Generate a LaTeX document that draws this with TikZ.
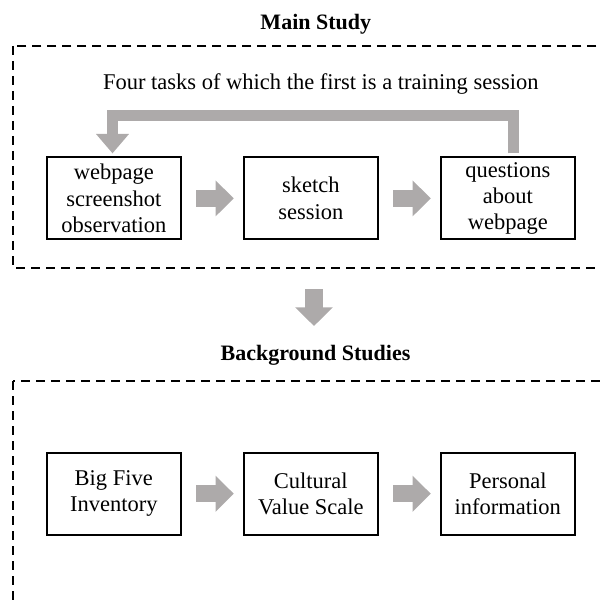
\documentclass[tikz,border=0pt]{standalone}
\usepackage{fontspec}
\setmainfont{Liberation Serif}
\usepackage{tikz}
\usetikzlibrary{positioning,arrows.meta}
\definecolor{arrowgray}{RGB}{173,170,170}

\begin{document}
\begin{tikzpicture}[x=1pt,y=-1pt,
  font=\fontsize{22.5}{26.3}\selectfont,
  task/.style={draw,line width=2pt,minimum width=134pt,minimum height=82pt,inner sep=0pt,outer sep=0pt,align=center},
  frame/.style={draw,line width=1.8pt,dash pattern=on 9pt off 6pt},
  heading/.style={anchor=base,font=\fontsize{22}{26}\selectfont\bfseries},
  blockarrow/.style={arrowgray,line width=17.4pt,-{Triangle[width=35pt,length=18.3pt]}},
  loopback/.style={arrowgray,line width=11.6pt,line join=miter,-{Triangle[width=31.7pt,length=19.4pt]}}]
\clip (0,0) rectangle (600,601);

\node [heading] (maintitle) at (315.8,29.3) {Main Study};
\draw [frame] (13.3,46) rectangle (630,268.3);
\node [anchor=base] (tasks) at (320.8,89.3) {Four tasks of which the first is a training session};

\node [task] (web) at (113.8,198.4) {webpage\\screenshot\\observation};
\node [task,right=63pt of web] (sketch) {sketch\\session};
\node [task,right=63pt of sketch] (quest) {questions\\about\\webpage};

\draw [blockarrow] ([xshift=15.6pt]web.east) -- ([xshift=-10pt]sketch.west);
\draw [blockarrow] ([xshift=15.6pt]sketch.east) -- ([xshift=-10pt]quest.west);
\draw [loopback] ([xshift=5.7pt,yshift=4pt]quest.north) -- ++(0pt,37.9pt) -| ([xshift=-1.3pt,yshift=4pt]web.north);

\coordinate (downtop) at (314,289.3);
\coordinate (downtip) at (314,326);
\draw [blockarrow,line width=18pt,-{Triangle[width=36.7pt,length=18.7pt]}] (downtop) -- (downtip);

\node [heading] (bgtitle) at (315.5,360.7) {Background Studies};
\draw [frame] (13.3,381) rectangle (630,650);

\node [task] (bigfive) at (113.8,493.7) {Big Five\\Inventory};
\node [task,right=63pt of bigfive] (cvscale) {Cultural\\Value Scale};
\node [task,right=63pt of cvscale] (personal) {Personal\\information};

\draw [blockarrow] ([xshift=15.6pt]bigfive.east) -- ([xshift=-10pt]cvscale.west);
\draw [blockarrow] ([xshift=15.6pt]cvscale.east) -- ([xshift=-10pt]personal.west);
\end{tikzpicture}
\end{document}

(Instruction) From the first line above to the line containing "-- ++(0pt,37.9pt) -| ([xshift=-1.3pt,yshift=4pt]web.north);", repeat each line exactly. Pictures stay out.

(Exercise result)
Generate a LaTeX document that draws this with TikZ.
\documentclass[tikz,border=0pt]{standalone}
\usepackage{fontspec}
\setmainfont{Liberation Serif}
\usepackage{tikz}
\usetikzlibrary{positioning,arrows.meta}
\definecolor{arrowgray}{RGB}{173,170,170}

\begin{document}
\begin{tikzpicture}[x=1pt,y=-1pt,
  font=\fontsize{22.5}{26.3}\selectfont,
  task/.style={draw,line width=2pt,minimum width=134pt,minimum height=82pt,inner sep=0pt,outer sep=0pt,align=center},
  frame/.style={draw,line width=1.8pt,dash pattern=on 9pt off 6pt},
  heading/.style={anchor=base,font=\fontsize{22}{26}\selectfont\bfseries},
  blockarrow/.style={arrowgray,line width=17.4pt,-{Triangle[width=35pt,length=18.3pt]}},
  loopback/.style={arrowgray,line width=11.6pt,line join=miter,-{Triangle[width=31.7pt,length=19.4pt]}}]
\clip (0,0) rectangle (600,601);

\node [heading] (maintitle) at (315.8,29.3) {Main Study};
\draw [frame] (13.3,46) rectangle (630,268.3);
\node [anchor=base] (tasks) at (320.8,89.3) {Four tasks of which the first is a training session};

\node [task] (web) at (113.8,198.4) {webpage\\screenshot\\observation};
\node [task,right=63pt of web] (sketch) {sketch\\session};
\node [task,right=63pt of sketch] (quest) {questions\\about\\webpage};

\draw [blockarrow] ([xshift=15.6pt]web.east) -- ([xshift=-10pt]sketch.west);
\draw [blockarrow] ([xshift=15.6pt]sketch.east) -- ([xshift=-10pt]quest.west);
\draw [loopback] ([xshift=5.7pt,yshift=4pt]quest.north) -- ++(0pt,37.9pt) -| ([xshift=-1.3pt,yshift=4pt]web.north);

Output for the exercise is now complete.